A differenza di diversi suoi colleghi dello stesso foglio, che scoprono nell’autunno 2019 la “crisi della scuola” o rispolverano i teorici dell’operaismo italiano, Antonio Polito è fornito di qualità umane non indifferenti: è privo di albagia ed è simpatico.
Nonostante queste apprezzabili doti, cade in questa sua ultima fatica in errori di macroscopiche dimensioni. La fascetta del volume, pubblicato per la dilagante casa editrice del “Corriere della Sera”, ed il sottotitolo sono questi: «Il comunismo è morto, il liberalismo è malato e neanche io mi sento bene».

I dati geografici e soprattutto demografici recano una eclatante smentita. Il comunismo è presente, è vivo e spadroneggia politicamente, con assoluto disprezzo delle minoranze (recte, delle opposizioni e della vera democrazia) in sei nazioni (Corea del Nord, Cina, Cuba, Laos, Vietnam e Venezuela). Solo l’immenso paese di Mao, tanto apprezzato e sottoposto a mille cure, mai criticato nella nostra povera Italia, ormai priva di idee e principalmente di ideali, conta il 18,54% della popolazione mondiale.
Ora a Polito è stato facile, con la sua penna giornalistica ricostruire le esperienze avute nei giorni della caduta del muro di Berlino. La consistenza e la potenza della Cina, costruite grazie all’acquiescenza del liberismo bottegaio occidentale ed al consueto cerchiobottismo statunitense, dimostrano del tutto erronea (stavo per scrivere falsa) l’affermazione solenne e convinta di Polito, secondo cui a Berlino morì «definitivamente la grande illusione» del comunismo.
Se non con la dottrina comunista, marxista, poi maoista, quale indirizzo guida quella nazione, cui spetta, tra l’altro, con l’India il primato, non denunziato dalla mitica, isterica e presuntuosa Greta, dell’inquinamento atmosferico?
Timida, striminzita e sfuggente è la definizione della Cina, «Paese leader del nuovo capitalismo illiberale, che concepisce il libero scambio come strumento di penetrazione politica, se non imperialistica».
Nella nostra area occidentale, specie in Italia, in cui il PCI ha una sua storia parallela, poi convergente con la DC, esso continua, sotto un’ipocrita sigla, ad esistere, grazie alla confluenza dei superstiti dello scudo crociato, nella versione più deleteria, la cattocomunista (Mattarella e Prodi) e agli errori confusionali del leghismo inadeguato e del berlusconismo tiepido e maneggione. Si è camuffato e continua a seminare nella società scelta e programmi, unicamente negativi e perversi, deleteri e devastanti (v. gli ultimi esempi, il “fine vita” e lo “ius culturae”).

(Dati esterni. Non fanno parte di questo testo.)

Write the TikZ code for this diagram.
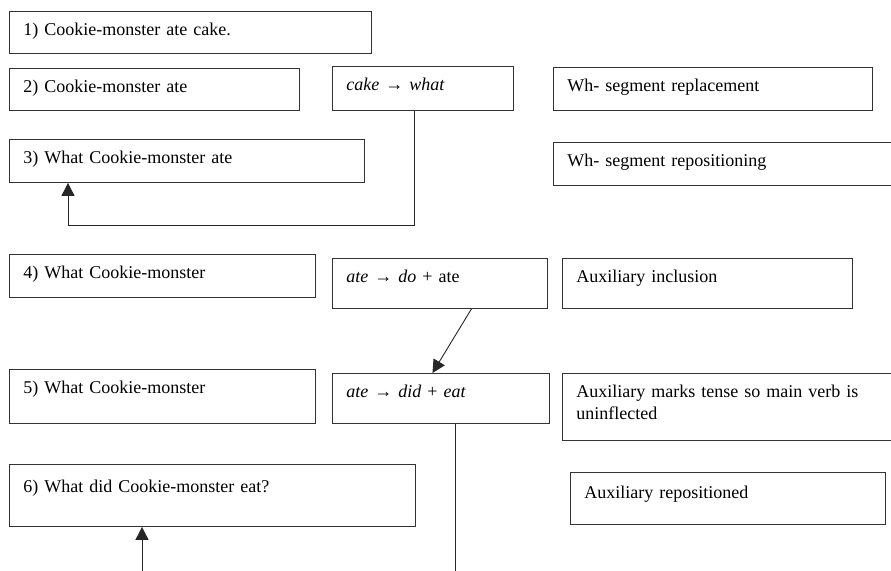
\documentclass[tikz,border=0pt]{standalone}
\usepackage{fontspec}
\setmainfont{Liberation Serif}
\usetikzlibrary{arrows.meta}
\begin{document}
\begin{tikzpicture}[x=1pt,y=-1pt,
  font=\fontsize{18}{21.7}\selectfont,
  stage/.style 2 args={draw=black!80, line width=0.9pt, anchor=north west,
    inner xsep=14pt, inner ysep=0pt, align=left,
    text width=#1-28pt, text height=24pt, text depth=#2-24pt},
  link/.style={draw=black!85, line width=0.9pt},
  head/.style={-{Triangle[width=13pt,length=13pt]}}]
\useasboundingbox (0,0) rectangle (891,570);
%%% The sentence at each step of the derivation
\node[stage={362pt}{42pt}] (s1) at (9,11) {1) Cookie-monster ate cake.};
\node[stage={290pt}{42pt}] (s2) at (9,68) {2) Cookie-monster ate};
\node[stage={355pt}{43pt}] (s3) at (9,139) {3) What Cookie-monster ate};
\node[stage={306pt}{43pt}] (s4) at (9,254) {4) What Cookie-monster};
\node[stage={306pt}{54pt}] (s5) at (9,369) {5) What Cookie-monster};
\node[stage={406pt}{58pt}, text height=28pt] (s6) at (9,464) {6) What did Cookie-monster eat?};
%%% The rewrite rules
\node[stage={181pt}{44pt}] (r1) at (332,66) {\textit{cake} → \textit{what}};
\node[stage={215pt}{50pt}] (r2) at (332,258) {\textit{ate} → \textit{do} + ate};
\node[stage={217pt}{50pt}] (r3) at (332,373) {\textit{ate} → \textit{did} + \textit{eat}};
%%% What each step does
\node[stage={319pt}{43pt}] (d1) at (553,67) {Wh- segment replacement};
\node[stage={342pt}{43pt}] (d2) at (553,142) {Wh- segment repositioning};
\node[stage={290pt}{50pt}] (d3) at (562,258) {Auxiliary inclusion};
\node[stage={333pt}{67pt}] (d4) at (562,373) {Auxiliary marks tense so main verb is uninflected};
\node[stage={315pt}{50pt}, text height=26pt] (d5) at (570,472) {Auxiliary repositioned};
%%% Connectors
\coordinate (bend1) at (414,225);
\coordinate (bend2) at (68,225);
\draw[link,head] (r1.south -| bend1) -- (bend1) -- (bend2) -- (s3.south -| bend2);
\draw[link,head] ([xshift=31.5pt]r2.south) -- ([xshift=-8.5pt]r3.north);
\coordinate (cut1) at (455,572);
\draw[link] (r3.south -| cut1) -- (cut1);
\coordinate (cut2) at (142,572);
\draw[link,head] (cut2) -- (s6.south -| cut2);
\end{tikzpicture}
\end{document}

Del tutto inaccettabile risulta il parallelo sostenuto dall’autore tra i profughi dall’Est verso l’Ovest, conseguenza della frana dei regimi comunisti, e l’ «imponente movimento di uomini e donne dall’Africa verso l’Europa». L’analogia è semplicemente assurda: oggi gli immigrati non fuggono dalla patria, che per loro non esiste e non hanno mai avvertito per colpa del colonialismo, mai adeguatamente riprovato e dei regimi subentrati, solo rudimentali ed inconcludenti, e sono allo sbaraglio alla ricerca di una «vita», da nessuno garantita.
Polito ha l’onestà di riconoscere il limite del progetto più grave del progetto europeo. I cittadini avvertono di non «essere padroni del proprio destino, autori delle scelte che contano». Sono i tre megapartiti (di dimensioni, e non certo di ideali), popolari (recte democristiani), dei socialisti e dei liberali, compositi, zeppi di contrasti e di gelosie, i veri responsabili della stagnazione e della crisi sempre più profonda.
Ma con Polito, al di là del rispetto e dell’attenzione, è tangibile ed insuperabile l’incomunicabilità. A destra andrebbero fatto tesoro ed arma ideologica delle parole pronunziate da Antonio Salandra nel 1913 . Lo statista pugliese sosteneva «il diritto di asserire sopra qualunque altra cosa, ed eventualmente contro tutti l’idea della patria» e «una politica nazionale, che non è politica né della borghesia né del proletariato, ma che tende a valorizzare tutte le energie nazionali di tutti i ceti e di tutti gli ordini sociali».
ANTONIO POLITO, Il muro che cadde due volte. Il comunismo è morto, il liberalismo è malato e neanche io mi sento molto bene, Solferino, 2019, pp. 188. €16,00.